Our first attempt was in fiddling with some of the included video programs in Ubuntu but the conversion to the ipod format did not seem to work. We had success in using DeeVeeDee to convert some divx movies and burn them to standard DVD discs for regular players. The only issues seems to be that some discs work with both upstairs DVD players but some only work on the one universal player. Anyway we went back to VLC.

Following the detailed guide written by loqu (AKA Rob) at http://wiki.videolan.org/IPod i opened some files and let VLC convert them. It was quite quick although getting the settings right is a bit tricky.

You basically open the file you want to convert, check the Stream/Save box and click Settings.
Save the streaming output to a file with an .mp4 extension with the following settings:

Video codec = h264 at 768 kb/s
Audio codex = =mp4a at 128 kb/s
The code in the Stream output MRL Target box has to be edited to add width and height values with the added text inside the {} brackets being width=320,canvas-height=240

One problem is if you are converting a number of files you have to add this each time.
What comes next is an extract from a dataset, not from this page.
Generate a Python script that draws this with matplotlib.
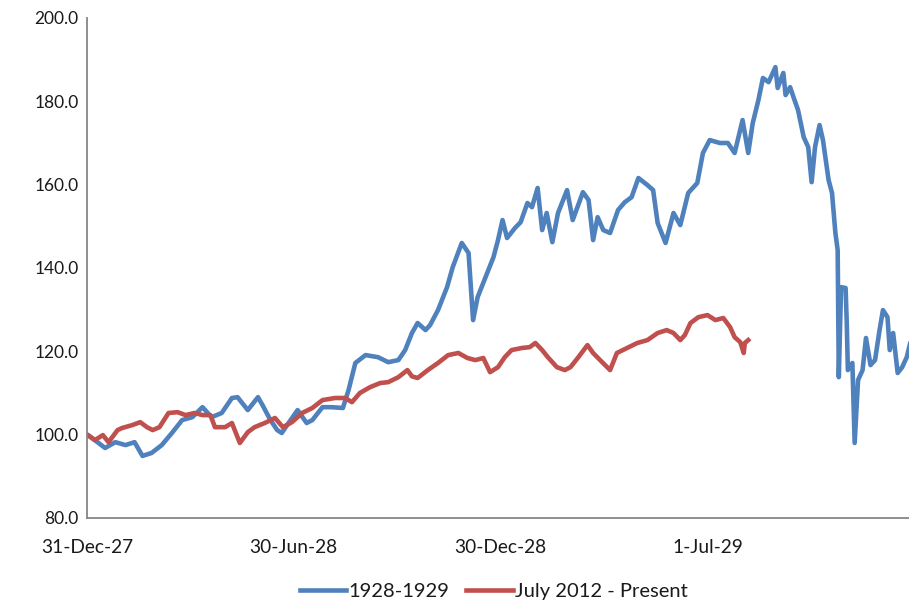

However, i am sure i left it out but it did not seem to matter as i had to do a second step anyway. You can always do this in batch mode with a script.

Once the file was converted i imported the mp4 video files into iTunes Movies. Then i selected a file and right clicked to bring up the itunes menu. Select Convert Selection for iPod/iPhone and the file is processed. Once it is done you have 2 files - delete the original and copy the converted file to the iPod icon in iTunes. (I sync manually - if you have automatic syncing on then it should copy the files when you plug in your ipod).

I can now play the video files in the iPod and they are the correct resolution and look pretty good. Of course they are cartoons, i have not tried this yet with regular movies. As a test i should convert a old black and white movie like Gunga Din or Lives of a Bengal Lancer or Charge of the Light Brigade to the older non-color ipod. You would think that as portable video players fall in price and increase in capacity that there would be a market for ipod-ready movie downloads. It seems ready-made for tutorials or TV shows like Dotto Tech or Coronation Street.